[Data extracted from a collection]
------------------------

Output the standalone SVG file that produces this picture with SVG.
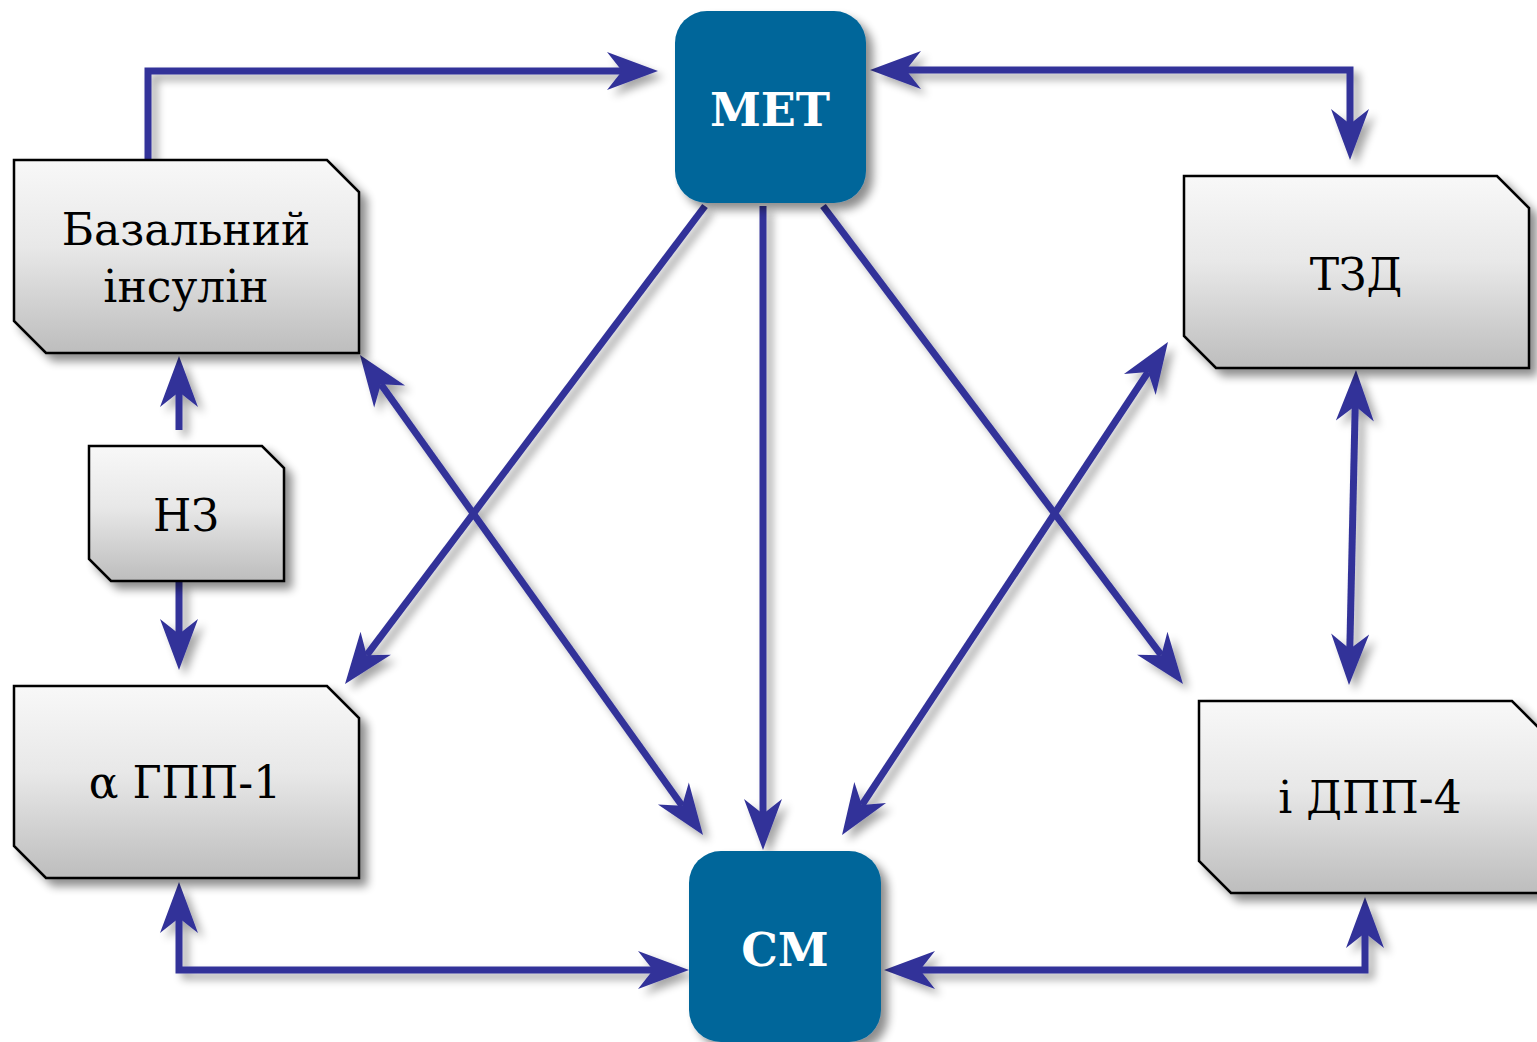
<svg xmlns="http://www.w3.org/2000/svg" width="1537" height="1042" viewBox="0 0 1537 1042">
<style>
.box{fill:url(#g);stroke:#000;stroke-width:2.5;filter:url(#sh)}
.rb{fill:#02669a;filter:url(#sh)}
.t{font-family:"DejaVu Serif","Liberation Serif",serif;font-size:44px;fill:#000;text-anchor:middle}
.w{font-family:"DejaVu Serif","Liberation Serif",serif;font-size:46px;font-weight:bold;fill:#fff;text-anchor:middle}
.c{fill:none;stroke:#333399;stroke-width:7}
</style>
<defs>
<linearGradient id="g" x1="0" y1="0" x2="0" y2="1">
<stop offset="0" stop-color="#f8f8f8"/>
<stop offset="0.45" stop-color="#e8e8e8"/>
<stop offset="1" stop-color="#bdbdbd"/>
</linearGradient>
<filter id="sh" x="-20%" y="-20%" width="150%" height="150%">
<feGaussianBlur in="SourceAlpha" stdDeviation="5"/>
<feOffset dx="7" dy="7" result="b"/>
<feComponentTransfer><feFuncA type="linear" slope="0.45"/></feComponentTransfer>
<feMerge><feMergeNode/><feMergeNode in="SourceGraphic"/></feMerge>
</filter>
<filter id="ash" x="-20%" y="-20%" width="150%" height="150%">
<feGaussianBlur in="SourceAlpha" stdDeviation="4"/>
<feOffset dx="6" dy="6" result="b"/>
<feComponentTransfer><feFuncA type="linear" slope="0.35"/></feComponentTransfer>
<feMerge><feMergeNode/><feMergeNode in="SourceGraphic"/></feMerge>
</filter>
<marker id="ah" viewBox="-16 -20 56 40" markerWidth="56" markerHeight="40" refX="0" refY="0" markerUnits="userSpaceOnUse" orient="auto-start-reverse">
<path d="M36,0 L-15,-19 L0,0 L-15,19 Z" fill="#333399"/>
</marker>
</defs>

<g id="connectors" filter="url(#ash)">
<path class="c" d="M148,160 V71 H622" marker-end="url(#ah)"/>
<path class="c" d="M906,70 H1350 V124" marker-start="url(#ah)" marker-end="url(#ah)"/>
<path class="c" d="M705,206 L366.7,655.2" marker-end="url(#ah)"/>
<path class="c" d="M763,206 V814" marker-end="url(#ah)"/>
<path class="c" d="M823,206 L1161.3,655.2" marker-end="url(#ah)"/>
<path class="c" d="M380.9,384.3 L682.1,805.7" marker-start="url(#ah)" marker-end="url(#ah)"/>
<path class="c" d="M1148.1,372 L861.9,805" marker-start="url(#ah)" marker-end="url(#ah)"/>
<path class="c" d="M179,430 V392" marker-end="url(#ah)"/>
<path class="c" d="M179,582 V634" marker-end="url(#ah)"/>
<path class="c" d="M1355.2,406 L1349.8,649" marker-start="url(#ah)" marker-end="url(#ah)"/>
<path class="c" d="M179,918 V970 H653" marker-start="url(#ah)" marker-end="url(#ah)"/>
<path class="c" d="M920,970 H1365 V933" marker-start="url(#ah)" marker-end="url(#ah)"/>
</g>

<g id="met">
<rect class="rb" x="675" y="11" width="191" height="192" rx="32"/>
<text class="w" x="770" y="126">МЕТ</text>
</g>
<g id="sm">
<rect class="rb" x="689" y="851" width="192" height="191" rx="32"/>
<text class="w" x="785" y="966">СМ</text>
</g>
<g id="bazal">
<path class="box" d="M14,160 H327 L359,192 V353 H46 L14,321 Z"/>
<text class="t" x="186" y="245">Базальний</text>
<text class="t" x="186" y="302">інсулін</text>
</g>
<g id="nz">
<path class="box" d="M89,446 H262 L284,468 V581 H111 L89,559 Z"/>
<text class="t" x="186" y="531">НЗ</text>
</g>
<g id="gpp1">
<path class="box" d="M14,686 H327 L359,718 V878 H46 L14,846 Z"/>
<text class="t" x="185" y="798">α ГПП-1</text>
</g>
<g id="tzd">
<path class="box" d="M1184,176 H1497 L1529,208 V368 H1216 L1184,336 Z"/>
<text class="t" x="1356" y="290">ТЗД</text>
</g>
<g id="dpp4">
<path class="box" d="M1199,701 H1512 L1544,733 V893 H1231 L1199,861 Z"/>
<text class="t" x="1370" y="813">і ДПП-4</text>
</g>
</svg>
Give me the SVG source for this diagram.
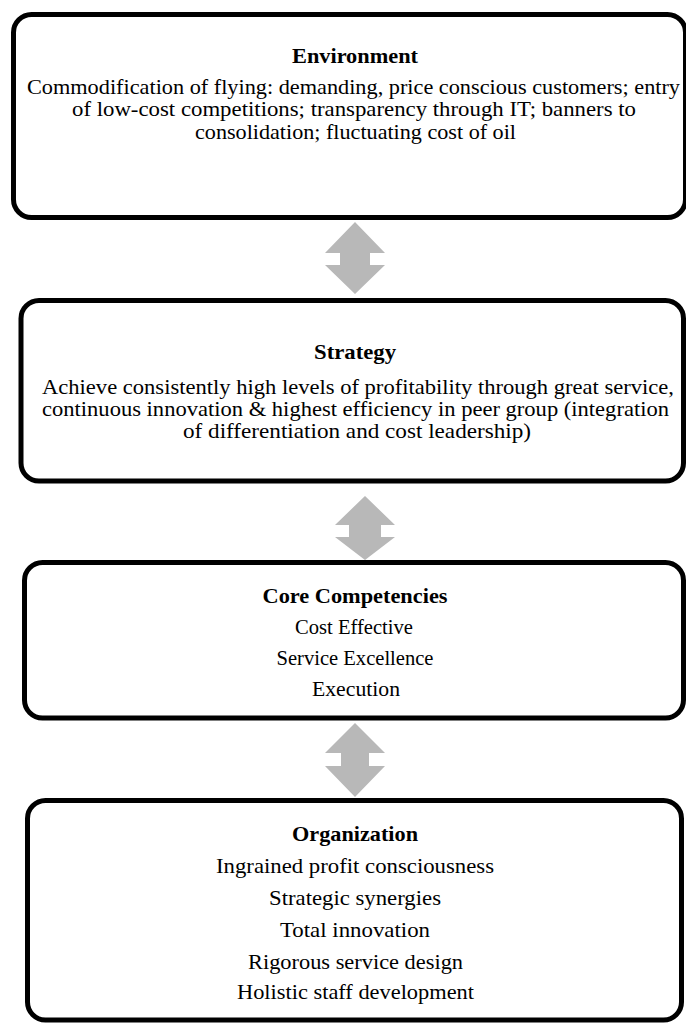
<svg xmlns="http://www.w3.org/2000/svg" width="686" height="1023" viewBox="0 0 686 1023">
<style>
.box{fill:#ffffff;stroke:#000000;stroke-width:5}
.arr{fill:#b8b8b8;stroke:none}
text{font-family:"Liberation Serif","Times New Roman",serif;font-size:21px;fill:#000000;text-anchor:middle}
.t{font-weight:bold}
</style>
<rect width="686" height="1023" fill="#ffffff"/>
<g id="connectors">
<path class="arr" d="M355,222 L385,253 L370,253 L370,265 L385,265 L355,294 L325,265 L340,265 L340,253 L325,253 Z"/>
<path class="arr" d="M365,496 L395,525 L381,525 L381,537 L395,537 L365,560 L335,537 L349,537 L349,525 L335,525 Z"/>
<path class="arr" d="M355,723 L385,753 L369,753 L369,766 L385,766 L355,797 L325,766 L341,766 L341,753 L325,753 Z"/>
</g>
<g id="environment">
<rect class="box" x="13.5" y="14.5" width="672" height="203" rx="18"/>
<text class="t" x="355" y="63" textLength="126" lengthAdjust="spacingAndGlyphs">Environment</text>
<text x="353.5" y="94" textLength="653" lengthAdjust="spacingAndGlyphs">Commodification of flying: demanding, price conscious customers; entry</text>
<text x="354" y="116" textLength="564" lengthAdjust="spacingAndGlyphs">of low-cost competitions; transparency through IT; banners to</text>
<text x="355.5" y="139" textLength="321" lengthAdjust="spacingAndGlyphs">consolidation; fluctuating cost of oil</text>
</g>
<g id="strategy">
<rect class="box" x="21" y="300.5" width="662.5" height="180.5" rx="18"/>
<text class="t" x="355" y="359" textLength="82" lengthAdjust="spacingAndGlyphs">Strategy</text>
<text x="358" y="394" textLength="632" lengthAdjust="spacingAndGlyphs">Achieve consistently high levels of profitability through great service,</text>
<text x="355.5" y="416" textLength="627" lengthAdjust="spacingAndGlyphs">continuous innovation &amp; highest efficiency in peer group (integration</text>
<text x="357" y="438" textLength="348" lengthAdjust="spacingAndGlyphs">of differentiation and cost leadership)</text>
</g>
<g id="core-competencies">
<rect class="box" x="24.5" y="562.5" width="659" height="155.5" rx="18"/>
<text class="t" x="355" y="603" textLength="185" lengthAdjust="spacingAndGlyphs">Core Competencies</text>
<text x="354" y="634" textLength="118" lengthAdjust="spacingAndGlyphs">Cost Effective</text>
<text x="355" y="665" textLength="157" lengthAdjust="spacingAndGlyphs">Service Excellence</text>
<text x="356" y="696" textLength="88" lengthAdjust="spacingAndGlyphs">Execution</text>
</g>
<g id="organization">
<rect class="box" x="27.5" y="800.5" width="654" height="219.5" rx="18"/>
<text class="t" x="355" y="841" textLength="126" lengthAdjust="spacingAndGlyphs">Organization</text>
<text x="355" y="873" textLength="278" lengthAdjust="spacingAndGlyphs">Ingrained profit consciousness</text>
<text x="355" y="905" textLength="172" lengthAdjust="spacingAndGlyphs">Strategic synergies</text>
<text x="355" y="937" textLength="150" lengthAdjust="spacingAndGlyphs">Total innovation</text>
<text x="355.5" y="969" textLength="215" lengthAdjust="spacingAndGlyphs">Rigorous service design</text>
<text x="355.5" y="999" textLength="237" lengthAdjust="spacingAndGlyphs">Holistic staff development</text>
</g>
</svg>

------------------------

Do not include the images; transcribe the rest of the listing exactly.

Task output >>
Output the standalone SVG file that produces this picture with SVG.
<svg xmlns="http://www.w3.org/2000/svg" width="1537" height="1042" viewBox="0 0 1537 1042">
<style>
.box{fill:url(#g);stroke:#000;stroke-width:2.5;filter:url(#sh)}
.rb{fill:#02669a;filter:url(#sh)}
.t{font-family:"DejaVu Serif","Liberation Serif",serif;font-size:44px;fill:#000;text-anchor:middle}
.w{font-family:"DejaVu Serif","Liberation Serif",serif;font-size:46px;font-weight:bold;fill:#fff;text-anchor:middle}
.c{fill:none;stroke:#333399;stroke-width:7}
</style>
<defs>
<linearGradient id="g" x1="0" y1="0" x2="0" y2="1">
<stop offset="0" stop-color="#f8f8f8"/>
<stop offset="0.45" stop-color="#e8e8e8"/>
<stop offset="1" stop-color="#bdbdbd"/>
</linearGradient>
<filter id="sh" x="-20%" y="-20%" width="150%" height="150%">
<feGaussianBlur in="SourceAlpha" stdDeviation="5"/>
<feOffset dx="7" dy="7" result="b"/>
<feComponentTransfer><feFuncA type="linear" slope="0.45"/></feComponentTransfer>
<feMerge><feMergeNode/><feMergeNode in="SourceGraphic"/></feMerge>
</filter>
<filter id="ash" x="-20%" y="-20%" width="150%" height="150%">
<feGaussianBlur in="SourceAlpha" stdDeviation="4"/>
<feOffset dx="6" dy="6" result="b"/>
<feComponentTransfer><feFuncA type="linear" slope="0.35"/></feComponentTransfer>
<feMerge><feMergeNode/><feMergeNode in="SourceGraphic"/></feMerge>
</filter>
<marker id="ah" viewBox="-16 -20 56 40" markerWidth="56" markerHeight="40" refX="0" refY="0" markerUnits="userSpaceOnUse" orient="auto-start-reverse">
<path d="M36,0 L-15,-19 L0,0 L-15,19 Z" fill="#333399"/>
</marker>
</defs>

<g id="connectors" filter="url(#ash)">
<path class="c" d="M148,160 V71 H622" marker-end="url(#ah)"/>
<path class="c" d="M906,70 H1350 V124" marker-start="url(#ah)" marker-end="url(#ah)"/>
<path class="c" d="M705,206 L366.7,655.2" marker-end="url(#ah)"/>
<path class="c" d="M763,206 V814" marker-end="url(#ah)"/>
<path class="c" d="M823,206 L1161.3,655.2" marker-end="url(#ah)"/>
<path class="c" d="M380.9,384.3 L682.1,805.7" marker-start="url(#ah)" marker-end="url(#ah)"/>
<path class="c" d="M1148.1,372 L861.9,805" marker-start="url(#ah)" marker-end="url(#ah)"/>
<path class="c" d="M179,430 V392" marker-end="url(#ah)"/>
<path class="c" d="M179,582 V634" marker-end="url(#ah)"/>
<path class="c" d="M1355.2,406 L1349.8,649" marker-start="url(#ah)" marker-end="url(#ah)"/>
<path class="c" d="M179,918 V970 H653" marker-start="url(#ah)" marker-end="url(#ah)"/>
<path class="c" d="M920,970 H1365 V933" marker-start="url(#ah)" marker-end="url(#ah)"/>
</g>

<g id="met">
<rect class="rb" x="675" y="11" width="191" height="192" rx="32"/>
<text class="w" x="770" y="126">МЕТ</text>
</g>
<g id="sm">
<rect class="rb" x="689" y="851" width="192" height="191" rx="32"/>
<text class="w" x="785" y="966">СМ</text>
</g>
<g id="bazal">
<path class="box" d="M14,160 H327 L359,192 V353 H46 L14,321 Z"/>
<text class="t" x="186" y="245">Базальний</text>
<text class="t" x="186" y="302">інсулін</text>
</g>
<g id="nz">
<path class="box" d="M89,446 H262 L284,468 V581 H111 L89,559 Z"/>
<text class="t" x="186" y="531">НЗ</text>
</g>
<g id="gpp1">
<path class="box" d="M14,686 H327 L359,718 V878 H46 L14,846 Z"/>
<text class="t" x="185" y="798">α ГПП-1</text>
</g>
<g id="tzd">
<path class="box" d="M1184,176 H1497 L1529,208 V368 H1216 L1184,336 Z"/>
<text class="t" x="1356" y="290">ТЗД</text>
</g>
<g id="dpp4">
<path class="box" d="M1199,701 H1512 L1544,733 V893 H1231 L1199,861 Z"/>
<text class="t" x="1370" y="813">і ДПП-4</text>
</g>
</svg>
Give me the SVG source for this diagram.
<svg xmlns="http://www.w3.org/2000/svg" width="686" height="1023" viewBox="0 0 686 1023">
<style>
.box{fill:#ffffff;stroke:#000000;stroke-width:5}
.arr{fill:#b8b8b8;stroke:none}
text{font-family:"Liberation Serif","Times New Roman",serif;font-size:21px;fill:#000000;text-anchor:middle}
.t{font-weight:bold}
</style>
<rect width="686" height="1023" fill="#ffffff"/>
<g id="connectors">
<path class="arr" d="M355,222 L385,253 L370,253 L370,265 L385,265 L355,294 L325,265 L340,265 L340,253 L325,253 Z"/>
<path class="arr" d="M365,496 L395,525 L381,525 L381,537 L395,537 L365,560 L335,537 L349,537 L349,525 L335,525 Z"/>
<path class="arr" d="M355,723 L385,753 L369,753 L369,766 L385,766 L355,797 L325,766 L341,766 L341,753 L325,753 Z"/>
</g>
<g id="environment">
<rect class="box" x="13.5" y="14.5" width="672" height="203" rx="18"/>
<text class="t" x="355" y="63" textLength="126" lengthAdjust="spacingAndGlyphs">Environment</text>
<text x="353.5" y="94" textLength="653" lengthAdjust="spacingAndGlyphs">Commodification of flying: demanding, price conscious customers; entry</text>
<text x="354" y="116" textLength="564" lengthAdjust="spacingAndGlyphs">of low-cost competitions; transparency through IT; banners to</text>
<text x="355.5" y="139" textLength="321" lengthAdjust="spacingAndGlyphs">consolidation; fluctuating cost of oil</text>
</g>
<g id="strategy">
<rect class="box" x="21" y="300.5" width="662.5" height="180.5" rx="18"/>
<text class="t" x="355" y="359" textLength="82" lengthAdjust="spacingAndGlyphs">Strategy</text>
<text x="358" y="394" textLength="632" lengthAdjust="spacingAndGlyphs">Achieve consistently high levels of profitability through great service,</text>
<text x="355.5" y="416" textLength="627" lengthAdjust="spacingAndGlyphs">continuous innovation &amp; highest efficiency in peer group (integration</text>
<text x="357" y="438" textLength="348" lengthAdjust="spacingAndGlyphs">of differentiation and cost leadership)</text>
</g>
<g id="core-competencies">
<rect class="box" x="24.5" y="562.5" width="659" height="155.5" rx="18"/>
<text class="t" x="355" y="603" textLength="185" lengthAdjust="spacingAndGlyphs">Core Competencies</text>
<text x="354" y="634" textLength="118" lengthAdjust="spacingAndGlyphs">Cost Effective</text>
<text x="355" y="665" textLength="157" lengthAdjust="spacingAndGlyphs">Service Excellence</text>
<text x="356" y="696" textLength="88" lengthAdjust="spacingAndGlyphs">Execution</text>
</g>
<g id="organization">
<rect class="box" x="27.5" y="800.5" width="654" height="219.5" rx="18"/>
<text class="t" x="355" y="841" textLength="126" lengthAdjust="spacingAndGlyphs">Organization</text>
<text x="355" y="873" textLength="278" lengthAdjust="spacingAndGlyphs">Ingrained profit consciousness</text>
<text x="355" y="905" textLength="172" lengthAdjust="spacingAndGlyphs">Strategic synergies</text>
<text x="355" y="937" textLength="150" lengthAdjust="spacingAndGlyphs">Total innovation</text>
<text x="355.5" y="969" textLength="215" lengthAdjust="spacingAndGlyphs">Rigorous service design</text>
<text x="355.5" y="999" textLength="237" lengthAdjust="spacingAndGlyphs">Holistic staff development</text>
</g>
</svg>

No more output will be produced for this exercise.